Back in February 2012 “Linsanity” rocked Madison Square Garden and provided excitement the likes of which New York Knicks fans had been denied for more than a decade.

It was a momentous and joyous time that saw the sudden emergence of point guard Jeremy Lin, but according to then Knicks head coach Mike D’Antoni, Carmelo Anthony and Amar’e Stoudemire weren’t so happy for Lin and didn’t want to adapt their styles to the team’s newfound winning ways.

Speaking on The Vertical Podcast on Tuesday, newly named Houston Rockets head coach D’Antoni said there was a divide in the locker room about which style the team should play with Lin’s clashing with Anthony and Stoudemire’s.

“It was there, it’s real,” D’Antoni said. “The problem that we had was that for Jeremy to be really good, which he was, he had to play a certain way. It was hard for him to adapt.

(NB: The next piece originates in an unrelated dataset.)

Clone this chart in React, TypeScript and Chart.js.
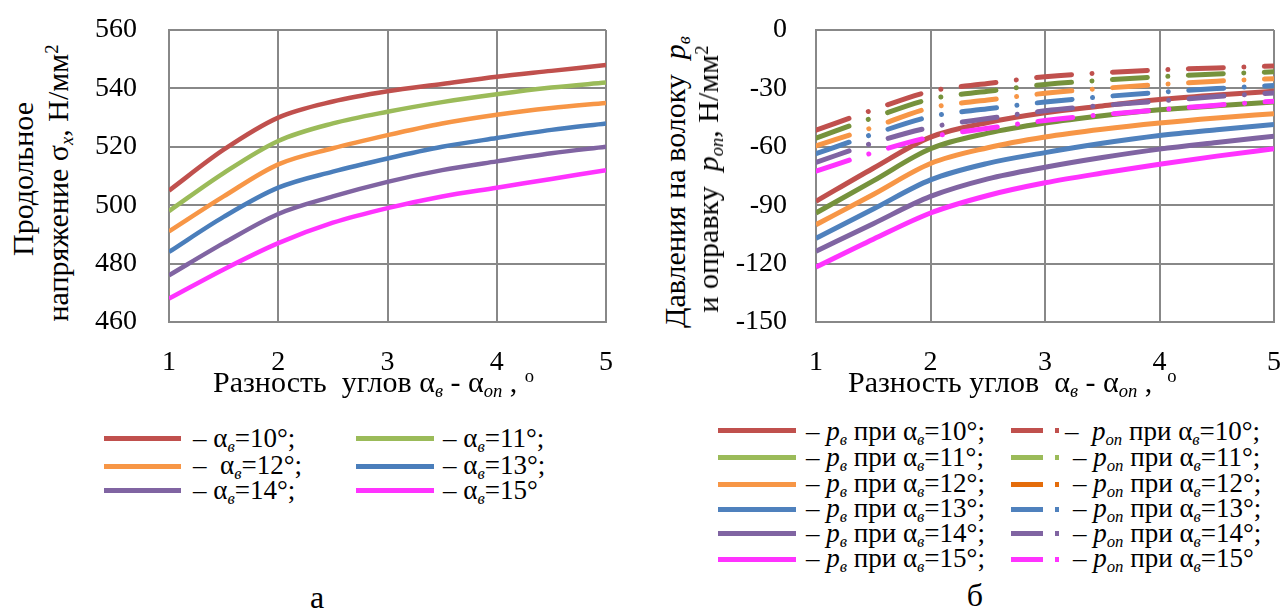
import React, { useEffect, useRef } from "react";
import { Chart, registerables } from "chart.js";

Chart.register(...registerables);

const FONT = '"Liberation Serif", "Times New Roman", serif';
const GRID = "#888888";

// ---------- data ----------
const angleDiff = [1, 1.5, 2, 2.5, 3, 3.5, 4, 4.5, 5];
const xTickValues = [1, 2, 3, 4, 5];
const sigmaTicks = [460, 480, 500, 520, 540, 560];
const pressureTicks = [-150, -120, -90, -60, -30, 0];
const alphaLabels = ["10", "11", "12", "13", "14", "15"];

// longitudinal stress sigma_x, N/mm2 (chart a)
const sigma10 = [505, 519, 530, 535.5, 539, 541.5, 544, 546, 548];
const sigma11 = [498, 511, 522, 528, 532, 535.3, 538, 540.3, 542];
const sigma12 = [491, 503, 514, 519.5, 524, 528, 531, 533.3, 535];
const sigma13 = [484, 496, 506, 511.5, 516, 520, 523, 525.8, 528];
const sigma14 = [476, 487, 497, 503, 508, 512, 515, 517.8, 520];
const sigma15 = [468, 478, 487, 494, 499, 503, 506, 509, 512];

// die pressure p_v (chart б, solid)
const pv10 = [-88, -71, -55, -47.5, -42.5, -39, -35.7, -33.4, -31.5];
const pv11 = [-94, -77.5, -61, -53, -47.8, -44, -41, -38.9, -37];
const pv12 = [-100, -84.5, -68.6, -60.5, -55, -51, -47.8, -45.2, -43];
const pv13 = [-107, -92, -77, -68.5, -63, -58.2, -54.2, -51.2, -48.5];
const pv14 = [-113.7, -99.5, -85.5, -76.5, -70.5, -65.5, -61.2, -57.8, -54.6];
const pv15 = [-121.8, -107.5, -94, -85, -78.5, -73.5, -69, -64.8, -61];

// mandrel pressure p_op (chart б, dash-dot)
const pop10 = [-51.5, -41, -31.5, -27.5, -24, -22, -20.5, -19.5, -18.5];
const pop11 = [-55.5, -45, -35.5, -31.5, -28, -25.8, -24, -22.6, -21.5];
const pop12 = [-59.5, -50, -40, -36, -32.5, -30, -28, -26.3, -25];
const pop13 = [-63.5, -53.5, -44.5, -40.5, -37, -34.3, -32, -30.1, -28.5];
const pop14 = [-68, -58, -50, -45.5, -41.5, -38.8, -36.5, -34.2, -32.3];
const pop15 = [-72.5, -63, -55, -50.5, -46.5, -43.5, -41, -38.6, -36.6];

// ---------- styles ----------
const leftColors = ["#C0504D", "#9BBB59", "#F79646", "#4A7EBB", "#8064A2", "#FF33FF"];
const rightColors = ["#C0504D", "#76923C", "#F79646", "#4F81BD", "#8064A2", "#FF33FF"];
const rightLegendSolid = ["#C0504D", "#9BBB59", "#F79646", "#4F81BD", "#8064A2", "#FF33FF"];
const rightLegendDash = ["#C0504D", "#9BBB59", "#E46C0A", "#4F81BD", "#8064A2", "#FF33FF"];

const sigmaSeries = [sigma10, sigma11, sigma12, sigma13, sigma14, sigma15];
const pvSeries = [pv10, pv11, pv12, pv13, pv14, pv15];
const popSeries = [pop10, pop11, pop12, pop13, pop14, pop15];

const toPoints = (ys: number[]) => ys.map((y, i) => ({ x: angleDiff[i], y }));

type ChartCfg = {
  left: number;
  width: number;
  yAxisWidth: number;
  tickPad: number;
  padRight: number;
  yMin: number;
  yMax: number;
  yTicks: number[];
  datasets: any[];
};

function PlotCanvas({ cfg }: { cfg: ChartCfg }) {
  const ref = useRef<HTMLCanvasElement | null>(null);
  useEffect(() => {
    if (!ref.current) return;
    const tickFont = { family: FONT, size: 28 };
    const chart = new Chart(ref.current, {
      type: "line",
      data: { datasets: cfg.datasets },
      options: {
        responsive: false,
        animation: false,
        devicePixelRatio: 1,
        layout: { padding: { top: 30, right: cfg.padRight, left: 0, bottom: 0 } },
        plugins: { legend: { display: false }, tooltip: { enabled: false } },
        elements: { point: { radius: 0 } },
        scales: {
          x: {
            type: "linear",
            min: 1,
            max: 5,
            afterBuildTicks: (s: any) => {
              s.ticks = xTickValues.map((v) => ({ value: v }));
            },
            afterFit: (s: any) => {
              s.height = 58;
              s.paddingLeft = 0;
              s.paddingRight = 0;
            },
            ticks: { font: tickFont, color: "#000", padding: 24, maxRotation: 0, autoSkip: false },
            grid: { color: GRID, lineWidth: 2, drawTicks: false },
            border: { display: true, color: GRID, width: 2 },
          },
          y: {
            type: "linear",
            min: cfg.yMin,
            max: cfg.yMax,
            afterBuildTicks: (s: any) => {
              s.ticks = cfg.yTicks.map((v) => ({ value: v }));
            },
            afterFit: (s: any) => {
              s.width = cfg.yAxisWidth;
              s.paddingTop = 0;
              s.paddingBottom = 0;
            },
            ticks: { font: tickFont, color: "#000", padding: cfg.tickPad },
            grid: { color: GRID, lineWidth: 2, drawTicks: false },
            border: { display: true, color: GRID, width: 2 },
          },
        },
      } as any,
    });
    return () => chart.destroy();
  }, []);
  return (
    <canvas
      ref={ref}
      width={cfg.width}
      height={380}
      style={{ position: "absolute", left: cfg.left, top: 0, width: cfg.width, height: 380 }}
    />
  );
}

const Sub = ({ children, italic = true }: any) => (
  <span
    style={{
      fontSize: "0.62em",
      fontStyle: italic ? "italic" : "normal",
      position: "relative",
      top: "0.28em",
    }}
  >
    {children}
  </span>
);
const Sup = ({ children }: any) => (
  <span style={{ fontSize: "0.62em", position: "relative", top: "-0.55em" }}>{children}</span>
);
const AlphaV = () => (
  <>
    α<Sub>в</Sub>
  </>
);
const P = ({ sub }: { sub: string }) => (
  <>
    <i>p</i>
    <Sub>{sub}</Sub>
  </>
);

function Text({ x, y, size, children, anchor = "left" }: any) {
  // y = baseline
  const top = y - 0.8375 * size;
  return (
    <div
      style={{
        position: "absolute",
        left: x,
        top,
        fontSize: size,
        lineHeight: `${size}px`,
        whiteSpace: "pre",
        transform: anchor === "center" ? "translateX(-50%)" : undefined,
      }}
    >
      {children}
    </div>
  );
}

function VText({ cx, cy, size, children }: any) {
  return (
    <div
      style={{
        position: "absolute",
        left: cx,
        top: cy,
        fontSize: size,
        lineHeight: `${size}px`,
        whiteSpace: "pre",
        transform: "translate(-50%, -50%) rotate(-90deg)",
      }}
    >
      {children}
    </div>
  );
}

function Bar({ x1, x2, y, h, color }: any) {
  return (
    <div
      style={{ position: "absolute", left: x1, top: y - h / 2, width: x2 - x1, height: h, background: color }}
    />
  );
}

export default function App() {
  const leftCfg: ChartCfg = {
    left: 80,
    width: 560,
    yAxisWidth: 89,
    tickPad: 32,
    padRight: 34,
    yMin: 460,
    yMax: 560,
    yTicks: sigmaTicks,
    datasets: sigmaSeries.map((s, i) => ({
      data: toPoints(s),
      borderColor: leftColors[i],
      borderWidth: 4.5,
      pointRadius: 0,
      cubicInterpolationMode: "monotone",
      fill: false,
    })),
  };

  const rightCfg: ChartCfg = {
    left: 720,
    width: 565,
    yAxisWidth: 96,
    tickPad: 29,
    padRight: 11,
    yMin: -150,
    yMax: 0,
    yTicks: pressureTicks,
    datasets: [
      ...popSeries.map((s, i) => ({
        data: toPoints(s),
        borderColor: rightColors[i],
        borderWidth: 5,
        borderDash: [35, 20.5, 0.01, 20.5],
        borderCapStyle: "round",
        pointRadius: 0,
        cubicInterpolationMode: "monotone",
        fill: false,
      })),
      ...pvSeries.map((s, i) => ({
        data: toPoints(s),
        borderColor: rightColors[i],
        borderWidth: 5,
        pointRadius: 0,
        cubicInterpolationMode: "monotone",
        fill: false,
      })),
    ],
  };

  const leftLegendRows = [438, 466, 490];
  const leftLegendBase = [448, 475, 500];
  const rightLegendRows = [430, 457, 484, 509, 533, 559];
  const rightLegendBase = [441, 467, 493, 518, 543, 568];

  return (
    <div
      style={{
        position: "absolute",
        left: 0,
        top: 0,
        width: 1285,
        height: 611,
        overflow: "hidden",
        background: "#fff",
        fontFamily: FONT,
        color: "#000",
      }}
    >
      <PlotCanvas cfg={leftCfg} />
      <PlotCanvas cfg={rightCfg} />

      {/* Y axis titles */}
      <VText cx={23} cy={179} size={30}>
        Продольное
      </VText>
      <VText cx={60} cy={183} size={30}>
        напряжение σ<Sub>x</Sub>, Н/мм<Sup>2</Sup>
      </VText>
      <VText cx={677} cy={182} size={30}>
        Давления на волоку  <P sub="в" />
      </VText>
      <VText cx={710} cy={179} size={30}>
        и оправку  <P sub="оп" />, Н/мм<Sup>2</Sup>
      </VText>

      {/* X axis titles */}
      <Text x={213} y={392} size={30}>
        Разность  углов <AlphaV /> - α<Sub>оп</Sub> , <Sup>o</Sup>
      </Text>
      <Text x={848} y={392} size={30}>
        Разность углов  <AlphaV /> - α<Sub>оп</Sub> ,  <Sup>o</Sup>
      </Text>

      {/* Legend a */}
      {alphaLabels.map((a, i) => {
        const col = i % 2;
        const row = Math.floor(i / 2);
        const last = i === alphaLabels.length - 1;
        return (
          <React.Fragment key={"la" + i}>
            <Bar
              x1={col === 0 ? 104 : 356}
              x2={col === 0 ? 181 : 434}
              y={leftLegendRows[row]}
              h={5}
              color={leftColors[i]}
            />
            <Text x={col === 0 ? 193 : 443} y={leftLegendBase[row]} size={27}>
              {i === 2 ? "–  " : "– "}
              <AlphaV />={a}°{last ? "" : ";"}
            </Text>
          </React.Fragment>
        );
      })}

      {/* Legend б */}
      {alphaLabels.map((a, i) => (
        <React.Fragment key={"lb" + i}>
          <Bar x1={718} x2={796} y={rightLegendRows[i]} h={5} color={rightLegendSolid[i]} />
          <Text x={806} y={rightLegendBase[i]} size={27}>
            – <P sub="в" /> при <AlphaV />={a}°;
          </Text>
          <Bar x1={1011} x2={1043} y={rightLegendRows[i]} h={5} color={rightLegendDash[i]} />
          <Bar x1={1055} x2={1059} y={rightLegendRows[i]} h={5} color={rightLegendDash[i]} />
          <Text x={i === 0 ? 1065 : 1073} y={rightLegendBase[i]} size={27}>
            {i === 0 ? "–  " : "– "}
            <P sub="оп" /> при <AlphaV />={a}°{i === alphaLabels.length - 1 ? "" : ";"}
          </Text>
        </React.Fragment>
      ))}

      {/* captions */}
      <Text x={317} y={608} size={32} anchor="center">
        а
      </Text>
      <Text x={975} y={606} size={32} anchor="center">
        б
      </Text>
    </div>
  );
}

“Amar’e, Melo, whatever, kinda had their way they had to play a certain way to be really, really good. So there was that inherent conflict of: What’s better for the team? What isn’t? Can they co-exist? Can they not? And again, they could co-exist if Melo went to the 4, which he really didn’t want to, and if Amar’e came to the backup [center], like the Tyson [Chandler], which he didn’t want to.”

D’Antoni also admitted that he wasn’t sure how to strike right balance between his two superstars and Lin’s ascension to league sensation, which resulted in seven straight victories behind Lin’s 24.4 points and 9.1 assists during the stretch.

“So it’s now, ‘What are we gonna do?’ and so, we see how to go and I didn’t know how to get there,” D’Antoni said. “With losing again and you try to prod them and ‘you gotta play harder’ and all the coaches-speak … and communications like deteriorated.

“And then you would see the faces of guys that went through Linsanity and they’re looking at you … they see what we can do, we’re not doing it, they get frustrated.”

Since then reports have surfaced that Anthony, in particular, didn’t care for all the attention Lin was receiving, and Stoudemire made some veiled comments about the Knicks current leader in the New York Post in February.

“If [Lin] stayed, it would’ve been cool,’’ Stoudemire said. “But everyone wasn’t a fan of him being a new star. So he didn’t stay long. Jeremy was a great, great guy, great with teammates, worked hard. He put the work in. We were proud of him having his moment. A lot of times you got to enjoy somebody else’s success. That wasn’t the case for us during that stretch. You got to enjoy that and let that player enjoy himself and cherish those moments. He was becoming a star and I didn’t think everyone was pleased with that.’’

D’Antoni’s uncertainty as well as a sudden knee injury would limit Lin’s production for the rest of the season, and he eventually moved on to Houston, the Los Angeles Lakers, and then the Charlotte Hornets last season before making a triumphant return to the Big Apple with the Brooklyn Nets this summer.

Lin inked a three-year, $36 million deal with the Nets after putting up 16.1 points, 4.4 rebounds, and 4.1 assists for Charlotte and garnering some consideration for Sixth Man of the Year.